Designed for pro A/V, the 062 is capable of a sustained transfer rate of 80 MB per second and supports four RAID drive modes. As Pro Tools and some other DAWs do not support software-based RAIDs, the GM software configures the firmware inside the 062 so it presents itself as JBOD (Just a Bunch of Discs), where the CPU sees two independent drives; “Spanning,” where data is written sequentially (when the first disc is filled, the remaining data is written to the second disc); RAID 0 (aka “Striping”), the fastest mode because both drives read and write concurrently; and RAID 1, or “Mirroring,” where data is written redundantly to both drives — a little slower, but the safest mode with half the total capacity of the two drives. If either drive fails, then the other will operate seamlessly. GM checks the health of each drive in RAID 1 mode and indicates a failure by bouncing in the Mac's Dock.
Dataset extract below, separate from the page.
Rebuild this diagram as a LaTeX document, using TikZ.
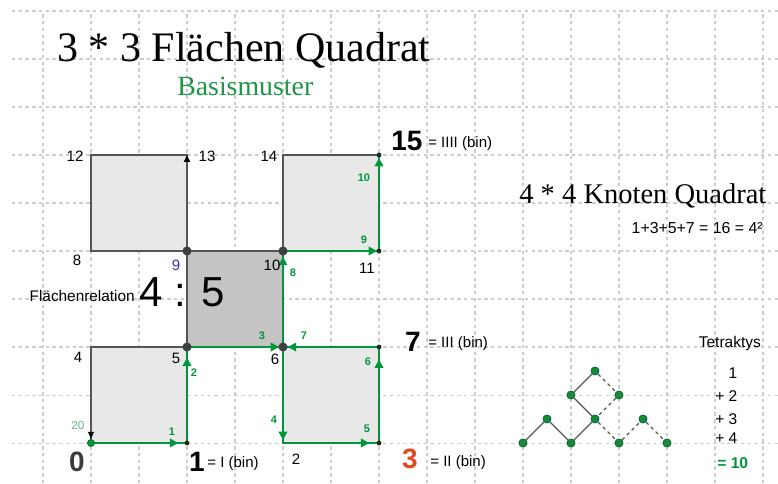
\documentclass[tikz,border=0pt]{standalone}
\usepackage{fontspec}
\setmainfont{Liberation Serif}
\newfontfamily\arialfont{Liberation Sans}
\usetikzlibrary{arrows.meta,decorations.markings}

\definecolor{ggreen}{RGB}{0,150,60}
\definecolor{lgreen}{RGB}{100,185,140}
\definecolor{tgreen}{RGB}{20,140,60}
\definecolor{tgreenedge}{RGB}{10,95,40}
\definecolor{lightsq}{RGB}{232,232,232}
\definecolor{darksq}{RGB}{196,196,196}
\definecolor{edgegray}{RGB}{85,85,85}
\definecolor{dotgray}{RGB}{64,64,64}
\definecolor{gridgray}{RGB}{205,205,205}
\definecolor{ninecol}{RGB}{64,48,176}
\definecolor{redorange}{RGB}{225,75,30}
\definecolor{titlegreen}{RGB}{30,150,70}
\definecolor{zerogray}{RGB}{60,60,60}

\newcommand\fsz[1]{\fontsize{#1}{#1}\selectfont}

\begin{document}
\begin{tikzpicture}[x=1cm,y=1cm,
  gridline/.style={gridgray, line width=0.6pt, dash pattern=on 2pt off 2pt},
  sqline/.style={edgegray, line width=0.7pt},
  gline/.style={ggreen, line width=1.2pt},
  garrow/.style={gline, postaction={decorate},
     decoration={markings, mark=at position #1 with {\arrow{Triangle[length=5pt,width=5pt]}}}},
  grayarrow/.style={sqline, -{Triangle[length=4pt,width=3.5pt,black]}},
  bigdot/.style={circle, fill=dotgray, inner sep=0pt, minimum size=0.19cm},
  smalldot/.style={circle, fill=black!85, inner sep=0pt, minimum size=0.1cm},
  zerodot/.style={circle, fill=ggreen, draw=tgreenedge, line width=0.3pt, inner sep=0pt, minimum size=0.15cm},
  tdot/.style={circle, fill=tgreen, draw=tgreenedge, line width=0.4pt, inner sep=0pt, minimum size=0.17cm},
  tsolid/.style={edgegray, line width=0.7pt},
  tdashed/.style={edgegray, line width=0.7pt, dash pattern=on 2pt off 2pt},
  lbl/.style={font=\arialfont\fsz{8.9pt}, inner sep=0pt},
  glbl/.style={font=\arialfont\bfseries\fsz{6.5pt}, text=ggreen, inner sep=0pt},
  biglbl/.style={font=\arialfont\bfseries\fsz{16.6pt}, inner sep=0pt},
  binlbl/.style={font=\arialfont\fsz{8.9pt}, inner sep=0pt, anchor=west},
]
\useasboundingbox (-1.8958,-0.8333) rectangle (14.3125,9.2292);
\fill[white] (-1.8958,-0.8333) rectangle (14.3125,9.2292);

% grid
\begin{scope}
\clip (-1.646,-0.84) rectangle (14.32,9.02);
\foreach \y in {0,...,9} \draw[gridline] (-1.646,\y) -- (14.32,\y);
\foreach \x in {-1,...,14} \draw[gridline] (\x,-0.84) -- (\x,9);
\end{scope}

% points
\foreach \i/\x/\y in {0/0/0,1/2/0,2/4/0,3/6/0,4/0/2,5/2/2,6/4/2,7/6/2,8/0/4,9/2/4,10/4/4,11/6/4,12/0/6,13/2/6,14/4/6,15/6/6}
  \coordinate (p\i) at (\x,\y);

% squares
\fill[lightsq] (p0) rectangle (p5);
\fill[lightsq] (p2) rectangle (p7);
\fill[lightsq] (p8) rectangle (p13);
\fill[lightsq] (p10) rectangle (p15);
\fill[darksq] (p5) rectangle (p10);
\draw[sqline] (p0) rectangle (p5);
\draw[sqline] (p2) rectangle (p7);
\draw[sqline] (p8) rectangle (p13);
\draw[sqline] (p10) rectangle (p15);
\draw[sqline] (p5) rectangle (p10);

% gray arrows
\draw[grayarrow] (p9) -- (p13);
\draw[grayarrow, shorten >=2.6pt] (p4) -- (p0);

% green path
\draw[garrow=0.91] (p0) -- (p1);
\draw[garrow=0.89] (p1) -- (p5);
\draw[garrow=0.96] (p5) -- (p6);
\draw[garrow=0.97] (p6) -- (p2);
\draw[garrow=0.90] (p2) -- (p3);
\draw[garrow=0.87] (p3) -- (p7);
\draw[garrow=0.95] (p7) -- (p6);
\draw[garrow=0.94] (p6) -- (p10);
\draw[garrow=0.98] (p10) -- (p11);
\draw[garrow=0.97] (p11) -- (p15);

% dots
\node[zerodot] (d0) at (p0) {};
\node[smalldot] (d1) at (p1) {};
\node[smalldot] (d3) at (p3) {};
\node[smalldot] (d7) at (p7) {};
\node[smalldot] (d11) at (p11) {};
\node[smalldot] (d15) at (p15) {};
\node[bigdot] (d5) at (p5) {};
\node[bigdot] (d6) at (p6) {};
\node[bigdot] (d9) at (p9) {};
\node[bigdot] (d10) at (p10) {};

% point labels
\node[lbl] (l12) at (-0.333,5.979) {12};
\node[lbl] (l13) at (2.417,5.979) {13};
\node[lbl] (l8) at (-0.292,3.8125) {8};
\node[lbl, text=ninecol] (l9) at (1.771,3.708) {9};
\node[lbl] (l14) at (3.708,5.979) {14};
\node[lbl] (l10) at (3.771,3.708) {10};
\node[lbl] (l11) at (5.75,3.646) {11};
\node[lbl] (l4) at (-0.271,1.792) {4};
\node[lbl] (l5) at (1.771,1.771) {5};
\node[lbl] (l6) at (3.833,1.75) {6};
\node[lbl] (l2) at (4.271,-0.333) {2};
\node[lbl, font=\arialfont\fsz{7pt}, text=lgreen] (l20) at (-0.271,0.375) {20};

% green arrow labels
\node[glbl] (g1) at (1.6875,0.229) {1};
\node[glbl] (g2) at (2.146,1.458) {2};
\node[glbl] (g3) at (3.5625,2.229) {3};
\node[glbl] (g4) at (3.8125,0.479) {4};
\node[glbl] (g5) at (5.75,0.292) {5};
\node[glbl] (g6) at (5.771,1.6875) {6};
\node[glbl] (g7) at (4.4375,2.229) {7};
\node[glbl] (g8) at (4.208,3.542) {8};
\node[glbl] (g9) at (5.6875,4.229) {9};
\node[glbl] (g10) at (5.6875,5.521) {10};

% big labels
\node[biglbl, text=zerogray] (b0) at (-0.292,-0.396) {0};
\node[biglbl] (b1) at (2.208,-0.396) {1};
\node[binlbl] (bin1) at (2.417,-0.42) {= I (bin)};
\node[biglbl, text=redorange] (b3) at (6.646,-0.333) {3};
\node[binlbl] (bin3) at (7.0625,-0.40) {= II (bin)};
\node[biglbl] (b7) at (6.708,2.104) {7};
\node[binlbl] (bin7) at (7.02,2.07) {= III (bin)};
\node[biglbl] (b15) at (6.583,6.29) {15};
\node[binlbl] (bin15) at (7.02,6.24) {= IIII (bin)};

% ratio
\node[lbl, font=\arialfont\fsz{9.1pt}, anchor=east] (rel) at (0.917,3.0625) {Flächenrelation};
\node[inner sep=0pt, font=\arialfont\fsz{24.9pt}, anchor=west] (ratio) at (1.0,3.146) {4 : 5};

% titles
\node[inner sep=0pt, anchor=base west, font=\fsz{24.9pt}] (title) at (-0.708,7.94) {3 * 3 Flächen Quadrat};
\node[inner sep=0pt, anchor=base west, font=\fsz{16.5pt}, text=titlegreen] (basis) at (1.79,7.25) {Basismuster};
\node[inner sep=0pt, anchor=base west, font=\fsz{16.9pt}] (knoten) at (8.917,5.0) {4 * 4 Knoten Quadrat};
\node[lbl, font=\arialfont\fsz{9.4pt}, anchor=east] (eq) at (14.0,4.48) {1+3+5+7 = 16 = 4²};

% tetraktys
\node[tdot] (t1) at (10.5,1.5) {};
\node[tdot] (t2) at (10,1) {};
\node[tdot] (t3) at (11,1) {};
\node[tdot] (t4) at (9.5,0.5) {};
\node[tdot] (t5) at (10.5,0.5) {};
\node[tdot] (t6) at (11.5,0.5) {};
\node[tdot] (t7) at (9,0) {};
\node[tdot] (t8) at (10,0) {};
\node[tdot] (t9) at (11,0) {};
\node[tdot] (t10) at (12,0) {};
\draw[tsolid] (t7) -- (t4);
\draw[tsolid] (t4) -- (t8);
\draw[tsolid] (t8) -- (t5);
\draw[tsolid] (t5) -- (t2);
\draw[tsolid] (t2) -- (t1);
\draw[tdashed] (t1) -- (t3);
\draw[tdashed] (t3) -- (t5);
\draw[tdashed] (t5) -- (t9);
\draw[tdashed] (t9) -- (t6);
\draw[tdashed] (t6) -- (t10);

\node[lbl, font=\arialfont\fsz{9.2pt}] (tet) at (13.31,2.083) {Tetraktys};
\node[lbl, font=\arialfont\fsz{9.2pt}] (s1) at (13.375,1.458) {1};
\node[lbl, font=\arialfont\fsz{9.2pt}, anchor=west] (s2) at (13.0,0.979) {+ 2};
\node[lbl, font=\arialfont\fsz{9.2pt}, anchor=west] (s3) at (13.0,0.5) {+ 3};
\node[lbl, font=\arialfont\fsz{9.2pt}, anchor=west] (s4) at (13.0,0.104) {+ 4};
\node[lbl, font=\arialfont\bfseries\fsz{9.3pt}, text=ggreen, anchor=west] (s10) at (13.04,-0.417) {= 10};
\end{tikzpicture}
\end{document}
I mounted my 1TB GT 062 next to my 250GB GT 050Q drive in a single rackspace using the optional dual-rackmount kit and daisy-chained the two to my quad-core Mac using FW800 cables. After installing the GM software, I selected RAID 1 mode. Changing RAID mode at any time necessitates the power cycling and erasing of the entire drive. I used the Mac's Disk Utility to erase and turn the 062 into a Mac OS Extended (Journaled) volume. (Or for Windows PCs, a NTFS volume; Vista is not yet supported.)
I chose RAID 1 mode to offer to my mixing clients the added safety that all of their audio files and mixes would be redundantly stored on the 062. Even though I make a copy after each day's work, it is possible that a read/write error or an actual drive failure could occur during a session.
I got the same speed, quiet operation and track count (as high as 120 with low edit densities) as my 250GB GT 050Q — with all the same performance in my Pro Tools HD3 Accel rig. The big difference was a sense of confidence that all my hard work was stored safely. Until solid-state storage becomes cheap enough, hard drives remain essential in A/V production; it's imperative they always work accurately and reliably. The GT 062 fulfills that imperative. Prices: $452 (500 GB), $665 (1 TB), $1,092 (1.5 GB) and $1,425 (2 TB).